Fig 1.
(A) RTNet architecture. RTNet consists of two modules. The first is a Bayesian neural network whose weights are stochastic such that at each processing step, a unique feedforward CNN is instantiated. As a result of the stochastic weights, the network processes the same image at each time step and generates noisy evidence through the activations of its output layer. The evidence for each choice option is then accumulated by an evidence accumulator module towards a pre-defined threshold. (B) Task. Subjects performed a digit discrimination task where they were presented with a noisy hand-written image of a digit between 1 and 8. The Subjects decided which digit was presented and then reported their confidence on a scale from 1-4. (C) The four experimental conditions. Task difficulty as well as speed-accuracy trade-off instructions were manipulated in a 2x2 factorial design. Task difficulty was adjusted by adding noise to the images, whereas speed-accuracy trade-off was manipulated by instructing subjects to focus on either accuracy or speed.
Fig 2.
Comparing the ability of confidence strategies to fit human confidence ratings.
We examined the quantitative fits of the seven confidence strategies (PE, BCH, Top2Diff, ProbTop2Diff, ProbAvgRes, Entropy and Softmax). The Top2Diff strategy outperformed all other confidence strategies by an average of at least 11 AIC points. Error bars depict 95% confidence intervals for the difference in AIC scores between Top2Diff and each of the remaining strategies.
Fig 3.
Comparing the ability of confidence strategies to fit patterns of human confidence.

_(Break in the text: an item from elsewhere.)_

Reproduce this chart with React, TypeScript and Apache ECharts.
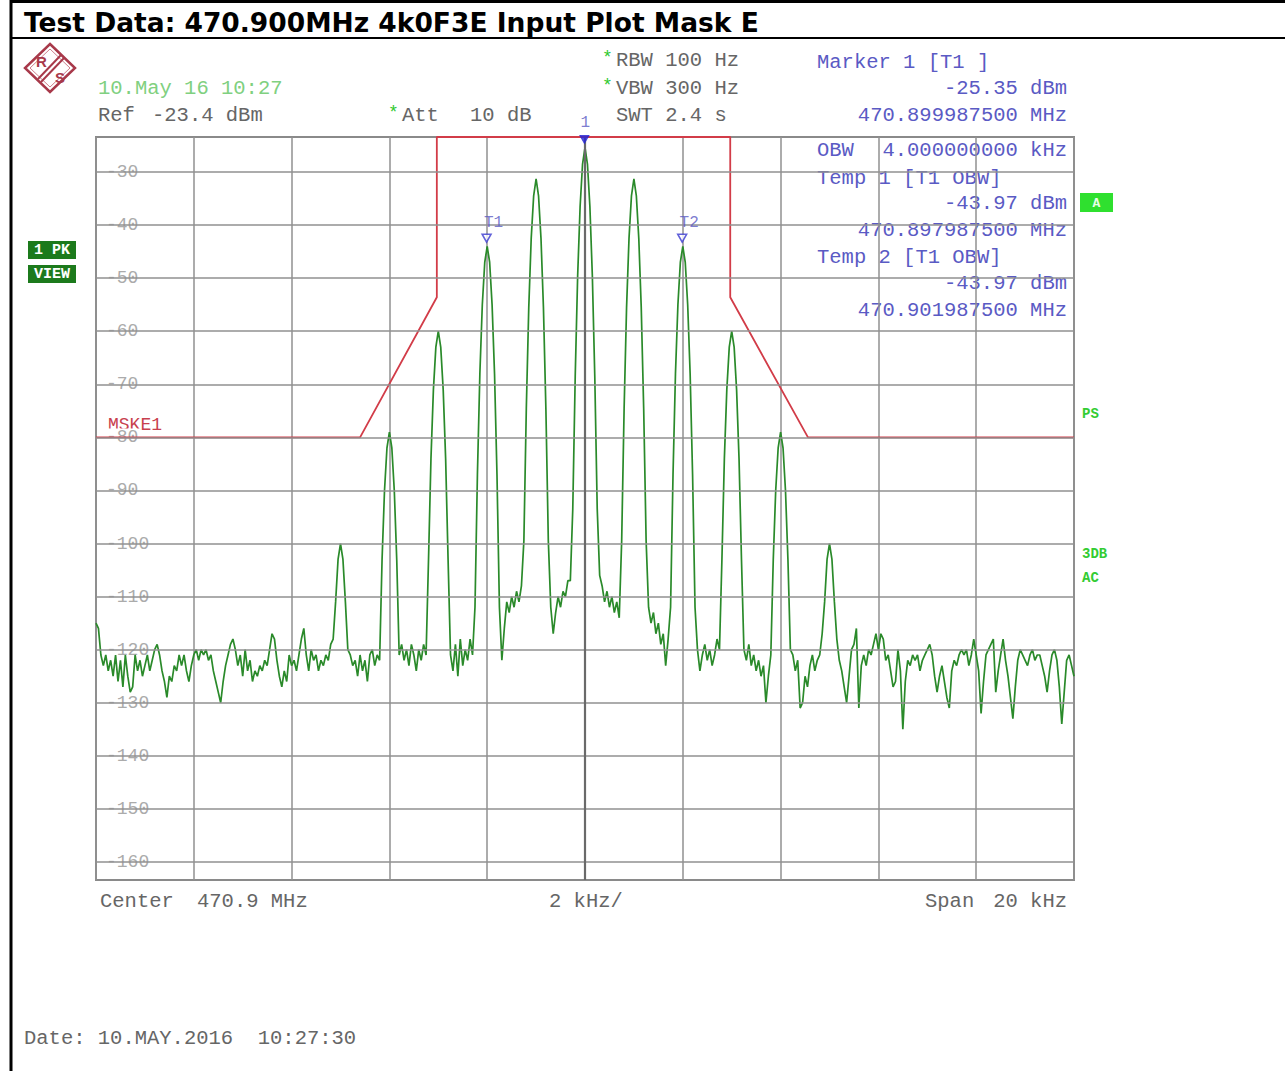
import React, { useEffect, useRef } from "react";
import * as echarts from "echarts";

// Sweep: -10 kHz .. +10 kHz around 470.9 MHz, one point every 0.05 kHz
const sweepStartKHz = -10;
const sweepStepKHz = 0.05;

// Trace 1 (dBm)
const traceA = [
  -115, -116, -121, -123, -121, -124, -122, -125, -121, -126,
  -122, -127, -121, -125, -128, -127, -121, -124, -122, -125,
  -123, -121, -124, -122, -120, -119, -121, -124, -126, -129,
  -125, -126, -123, -124, -121, -123, -121, -124, -126, -123,
  -121, -120, -122, -120, -121, -120, -122, -121, -124, -126,
];
const traceB = [
  -128, -130, -126, -123, -121, -119, -118, -120, -123, -121,
  -125, -120, -124, -122, -126, -124, -125, -123, -124, -122,
  -123, -120, -117, -118, -122, -125, -127, -124, -126, -121,
  -123, -122, -124, -121, -118, -116, -121, -124, -120, -122,
  -121, -124, -122, -123, -121, -122, -119, -118, -111, -103,
];
const traceC = [
  -100, -103, -111, -120, -121, -123, -122, -125, -121, -124,
  -122, -126, -121, -120, -123, -121, -122, -103, -90, -82,
  -79, -82, -90, -103, -121, -119, -122, -120, -123, -119,
  -121, -124, -120, -122, -119, -121, -103, -84, -71, -63,
  -60, -63, -71, -84, -103, -121, -124, -119, -125, -118,
];
const traceD = [
  -123, -120, -122, -118, -121, -112, -87, -68, -55, -47,
  -44, -47, -55, -68, -87, -112, -122, -116, -111, -113,
  -110, -112, -109, -111, -108, -99.5, -74.5, -55.5, -42.5, -34.5,
  -31.3, -34.5, -42.5, -55.5, -74.5, -99.5, -112, -117, -113, -110,
  -112, -109, -110, -107, -107, -93.5, -68.5, -49.5, -36.5, -28.5,
];
const traceE = [
  -25.35, -28.5, -36.5, -49.5, -68.5, -93.5, -106, -108, -111, -109,
  -112, -110, -113, -111, -114, -99.5, -74.5, -55.5, -42.5, -34.5,
  -31.3, -34.5, -42.5, -55.5, -74.5, -99.5, -112, -115, -113, -117,
  -115, -119, -117, -123, -118, -112, -87, -68, -55, -47,
  -44, -47, -55, -68, -87, -112, -120, -124, -121, -119,
];
const traceF = [
  -122, -120, -123, -121, -118, -120, -103, -84, -71, -63,
  -60, -63, -71, -84, -103, -120, -122, -119, -123, -121,
  -124, -122, -125, -123, -130, -125, -121, -103, -90, -82,
  -79, -82, -90, -103, -120, -121, -124, -122, -131, -130,
  -125, -127, -123, -121, -124, -122, -121, -117, -111, -103,
];
const traceG = [
  -100, -103, -111, -118, -122, -124, -127, -130, -125, -120,
  -119, -116, -131, -123, -121, -123, -120, -121, -119, -117,
  -120, -117, -118, -122, -121, -124, -127, -126, -120, -124,
  -135, -126, -122, -123, -121, -122, -121, -124, -122, -121,
  -120, -119, -121, -125, -128, -125, -123, -126, -129, -131,
];
const traceH = [
  -124, -122, -123, -121, -120, -121, -120, -123, -121, -118,
  -121, -124, -132, -126, -121, -120, -119, -118, -128, -124,
  -121, -118, -122, -125, -129, -133, -127, -122, -120, -121,
  -122, -123, -121, -120, -122, -121, -121, -123, -125, -128,
  -124, -121, -120, -122, -127, -134, -128, -122, -121, -123,
  -125,
];

// Limit line MSKE1
const maskKHz = [-10, -4.6, -3.03, -3.03, 2.97, 2.97, 4.56, 10];
const maskDbm = [-80, -80, -53.6, -23.4, -23.4, -53.6, -80, -80];

// Markers
const markerNames = ["1", "T1", "T2"];
const markerKHz = [-0.0125, -2.0125, 1.9875];
const markerDbm = [-25.35, -43.97, -43.97];

// Level axis ticks (dBm)
const yTicks = [-30, -40, -50, -60, -70, -80, -90, -100, -110, -120, -130, -140, -150, -160];
const refLevel = -23.4;
const bottomLevel = -163.4;

const MONO = "'Liberation Mono', 'DejaVu Sans Mono', monospace";
const GRAY = "#666666";
const BLUE = "#5a5ac4";
const LGREEN = "#80d080";
const STAR = "#2ec82e";
const LOGO = "#a8394a";

function txt(x: number, y: number, text: string, fill: string, opts: any = {}) {
  return {
    type: "text",
    x,
    y,
    silent: true,
    style: {
      text,
      fill,
      fontFamily: opts.fontFamily || MONO,
      fontSize: opts.fontSize || 20.5,
      fontWeight: opts.fontWeight || "normal",
      align: opts.align || "left",
      textAlign: opts.align || "left",
      verticalAlign: "middle",
      textVerticalAlign: "middle",
    },
  };
}

export default function App() {
  const ref = useRef<HTMLDivElement>(null);

  useEffect(() => {
    if (!ref.current) return;
    const chart = echarts.init(ref.current, undefined, { renderer: "svg" });

    const trace = [
      ...traceA, ...traceB, ...traceC, ...traceD,
      ...traceE, ...traceF, ...traceG, ...traceH,
    ];
    const traceData = trace.map((v, i) => [
      Math.round((sweepStartKHz + i * sweepStepKHz) * 1000) / 1000,
      v,
    ]);
    const maskData = maskKHz.map((f, i) => [f, maskDbm[i]]);
    const markerData = markerNames.map((n, i) => ({
      name: n,
      value: [markerKHz[i], markerDbm[i]],
      itemStyle:
        i === 0
          ? { color: "#2626d6", borderColor: "#2626d6", borderWidth: 1 }
          : { color: "#ffffff", borderColor: "#3a3ad0", borderWidth: 1.5 },
      label: { offset: i === 0 ? [1, -2] : [7, 0] },
    }));

    const graphic: any[] = [
      // page frame
      { type: "line", silent: true, shape: { x1: 10, y1: 1.5, x2: 1285, y2: 1.5 }, style: { stroke: "#000", lineWidth: 3 } },
      { type: "line", silent: true, shape: { x1: 11, y1: 0, x2: 11, y2: 1071 }, style: { stroke: "#000", lineWidth: 3 } },
      { type: "line", silent: true, shape: { x1: 10, y1: 38, x2: 1285, y2: 38 }, style: { stroke: "#000", lineWidth: 2 } },
      txt(24, 22, "Test Data: 470.900MHz 4k0F3E Input Plot Mask E", "#000", {
        fontFamily: "'DejaVu Sans', sans-serif",
        fontWeight: "bold",
        fontSize: 26.5,
      }),
      // R&S logo
      { type: "polygon", silent: true, shape: { points: [[50, 44], [75, 68], [50, 92], [25, 68]] }, style: { fill: "none", stroke: LOGO, lineWidth: 2.5 } },
      { type: "polygon", silent: true, shape: { points: [[50, 49], [70, 68], [50, 87], [30, 68]] }, style: { fill: "none", stroke: "#c0606e", lineWidth: 0.8 } },
      { type: "line", silent: true, shape: { x1: 38, y1: 79, x2: 61, y2: 55 }, style: { stroke: LOGO, lineWidth: 2 } },
      { type: "line", silent: true, shape: { x1: 41, y1: 82, x2: 64, y2: 58 }, style: { stroke: LOGO, lineWidth: 2 } },
      txt(36, 61, "R", LOGO, { fontFamily: "'Liberation Sans', sans-serif", fontSize: 15, fontWeight: "bold" }),
      txt(55, 77, "S", LOGO, { fontFamily: "'Liberation Sans', sans-serif", fontSize: 15, fontWeight: "bold" }),
      // header texts
      txt(98, 88, "10.May 16 10:27", LGREEN),
      txt(98, 115, "Ref", GRAY),
      txt(152, 115, "-23.4 dBm", GRAY),
      txt(388, 113, "*", STAR, { fontSize: 18 }),
      txt(402, 115, "Att", GRAY),
      txt(470, 115, "10 dB", GRAY),
      txt(602, 58, "*", STAR, { fontSize: 18 }),
      txt(616, 60, "RBW 100 Hz", GRAY),
      txt(602, 86, "*", STAR, { fontSize: 18 }),
      txt(616, 88, "VBW 300 Hz", GRAY),
      txt(616, 115, "SWT 2.4 s", GRAY),
      txt(817, 62, "Marker 1 [T1 ]", BLUE),
      txt(1067, 88, "-25.35 dBm", BLUE, { align: "right" }),
      txt(1067, 115, "470.899987500 MHz", BLUE, { align: "right" }),
      // marker info inside the plot
      txt(817, 150, "OBW", BLUE),
      txt(1067, 150, "4.000000000 kHz", BLUE, { align: "right" }),
      txt(817, 178, "Temp 1 [T1 OBW]", BLUE),
      txt(1067, 203, "-43.97 dBm", BLUE, { align: "right" }),
      txt(1067, 230, "470.897987500 MHz", BLUE, { align: "right" }),
      txt(817, 257, "Temp 2 [T1 OBW]", BLUE),
      txt(1067, 283, "-43.97 dBm", BLUE, { align: "right" }),
      txt(1067, 310, "470.901987500 MHz", BLUE, { align: "right" }),
      // left status boxes
      { type: "rect", silent: true, shape: { x: 28, y: 241, width: 48, height: 18 }, style: { fill: "#1c7a1c" } },
      txt(52, 250.5, "1 PK", "#ffffff", { align: "center", fontSize: 15, fontWeight: "bold" }),
      { type: "rect", silent: true, shape: { x: 28, y: 265, width: 48, height: 18 }, style: { fill: "#1c7a1c" } },
      txt(52, 274.5, "VIEW", "#ffffff", { align: "center", fontSize: 15, fontWeight: "bold" }),
      // right status indicators
      { type: "rect", silent: true, shape: { x: 1080, y: 193, width: 33, height: 19 }, style: { fill: "#2fe02f" } },
      txt(1096.5, 203, "A", "#e8ffe8", { align: "center", fontSize: 13, fontWeight: "bold" }),
      txt(1082, 414, "PS", "#33cc33", { fontSize: 14, fontWeight: "bold" }),
      txt(1082, 554, "3DB", "#33cc33", { fontSize: 14, fontWeight: "bold" }),
      txt(1082, 578, "AC", "#33cc33", { fontSize: 14, fontWeight: "bold" }),
      // mask label
      txt(108, 425, "MSKE1", "#c8404e", { fontSize: 18 }),
      // footer
      txt(100, 901, "Center", GRAY),
      txt(197, 901, "470.9 MHz", GRAY),
      txt(549, 901, "2 kHz/", GRAY),
      txt(925, 901, "Span", GRAY),
      txt(1067, 901, "20 kHz", GRAY, { align: "right" }),
      txt(24, 1038, "Date: 10.MAY.2016  10:27:30", GRAY),
    ];

    chart.setOption({
      animation: false,
      backgroundColor: "#ffffff",
      grid: {
        left: 96,
        top: 137,
        width: 978,
        height: 743,
        show: true,
        borderColor: "#8a8a8a",
        borderWidth: 2,
        backgroundColor: "transparent",
      },
      xAxis: {
        type: "value",
        min: -10,
        max: 10,
        interval: 2,
        axisLabel: { show: false },
        axisTick: { show: false },
        axisLine: { show: false },
        splitLine: { show: true, lineStyle: { color: "#909090", width: 1.5 } },
      },
      yAxis: {
        type: "value",
        min: bottomLevel,
        max: refLevel,
        axisLine: { show: false },
        axisTick: { show: false },
        splitLine: { show: false },
        axisLabel: {
          inside: true,
          customValues: yTicks,
          margin: 8,
          color: "#ababab",
          fontFamily: MONO,
          fontSize: 18,
          backgroundColor: "#ffffff",
          padding: [0, 2],
          formatter: (v: number) => String(v),
        },
      },
      graphic,
      series: [
        {
          name: "grid",
          type: "line",
          data: [],
          silent: true,
          z: 1,
          markLine: {
            silent: true,
            symbol: "none",
            label: { show: false },
            lineStyle: { color: "#909090", width: 1.5, type: "solid" },
            data: [
              ...yTicks.map((v) => ({ yAxis: v })),
              { xAxis: 0, lineStyle: { color: "#6a6a6a", width: 2.2, type: "solid" } },
            ],
          },
        },
        {
          name: "Trace 1",
          type: "line",
          data: traceData,
          showSymbol: false,
          symbol: "none",
          z: 3,
          lineStyle: { color: "#2a8a2a", width: 1.7 },
        },
        {
          name: "MSKE1",
          type: "line",
          data: maskData,
          showSymbol: false,
          symbol: "none",
          z: 4,
          lineStyle: { color: "#d23c48", width: 1.8 },
        },
        {
          name: "Markers",
          type: "scatter",
          data: markerData,
          z: 5,
          symbol: "triangle",
          symbolRotate: 180,
          symbolSize: [9, 8],
          symbolOffset: [0, -8],
          label: {
            show: true,
            position: "top",
            distance: 2,
            formatter: "{b}",
            color: BLUE,
            fontFamily: MONO,
            fontSize: 16,
          },
        },
      ],
    });

    return () => chart.dispose();
  }, []);

  return (
    <div
      ref={ref}
      style={{ position: "absolute", left: 0, top: 0, width: 1285, height: 1071 }}
    />
  );
}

We examined the qualitative fits of the seven confidence strategies. (A) Confidence decreases with task difficulty. All confidence strategies were able to reproduce this qualitative pattern, but the Top2Diff, ProbAvgRes and ProbTop2Diff models provided the closest fits to the data. (B) There was no significant change in confidence between the speed and accuracy focus conditions. All models incorrectly predicted that confidence should be higher in the accuracy- compared to the speed-focus condition, but ProbAvgRes and ProbTop2Diff models provided the closest fits to the data. (C) Confidence increased with task performance for correct trials but decreased with task performance for error trials giving rise to a folded-X pattern. All strategies except Entropy can reproduce this qualitative pattern, but the Top2Diff, ProbAvgRes and ProbTop2Diff models provided the closest fits to the data. Error bars depict SEM. SSE, sum of squared errors (smaller values indicate better fits).
Fig 4.
Stimulus category-wise predictions of average confidence for correct and error trials.
Confidence was uniformly greater for correct trials compared to error trials across all eight stimulus categories. In addition, there were small variations in confidence across the eight categories, possibly due to some digits being more prone to confusion with others. All confidence strategies correctly predicted that confidence was higher for correct trials compared to error trials, but Top2Diff best captured the variations in confidence found between the stimulus categories. In particular, all models except Top2Diff over-estimated confidence for error trials for at least two categories, with the PE, Softmax, and Entropy models over-estimating confidence for all stimulus categories. Error bars depict SEM. SSE, sum of squared errors (smaller values indicate better fits).
Fig 5.
Stimulus category-wise model predictions of individual confidence for correct choices.
(A) We computed average confidence for correct trials within each stimulus category separately for each individual subject and plotted these against the corresponding quantities predicted by each model. All models generated strong and significant correlations with observed confidence, suggesting that they were able to capture stimulus-related variations in confidence. (B) The Top2Diff strategy generated the numerically highest correlations with human confidence. However, these correlations were not significantly higher than those generated by ProbAvgRes, ProbTop2Diff, Entropy, and PE models. Error bars show 95% confidence intervals. (C) We fit a linear-mixed model that quantified how closely each model captured observed category-wise variations in confidence, while controlling for the repeated measurement across individuals. AIC scores derived from the linear mixed models showed that the Top2Diff strategy generated the best fits to category-specific confidence for correct trials with an AIC difference of at least 10 points with all other strategies.
Fig 6.
Stimulus category-wise model predictions of individual confidence for error trials.
(A) We computed average confidence for error trials within each stimulus category separately for each individual subject and plotted these against the corresponding quantities predicted by each model. As with correct trials, models generated strong and significant correlations with observed confidence, suggesting that they are generally able to capture stimulus-related variations in confidence. (B) The Top2Diff strategy generated the numerically highest correlations with human confidence, but these correlations were not significantly higher than those generated by ProbAvgRes, ProbTop2Diff, PE and BCH models. Error bars show 95% confidence intervals. (C) We fit a linear-mixed model that quantified how closely each model captured observed category-wise variations in confidence, while controlling for the repeated measurement across individuals. AIC scores from these regression models showed that the Top2Diff strategy generated the substantially better fits to category-specific confidence for error trials with an AIC difference of at least 62 points with all other strategies.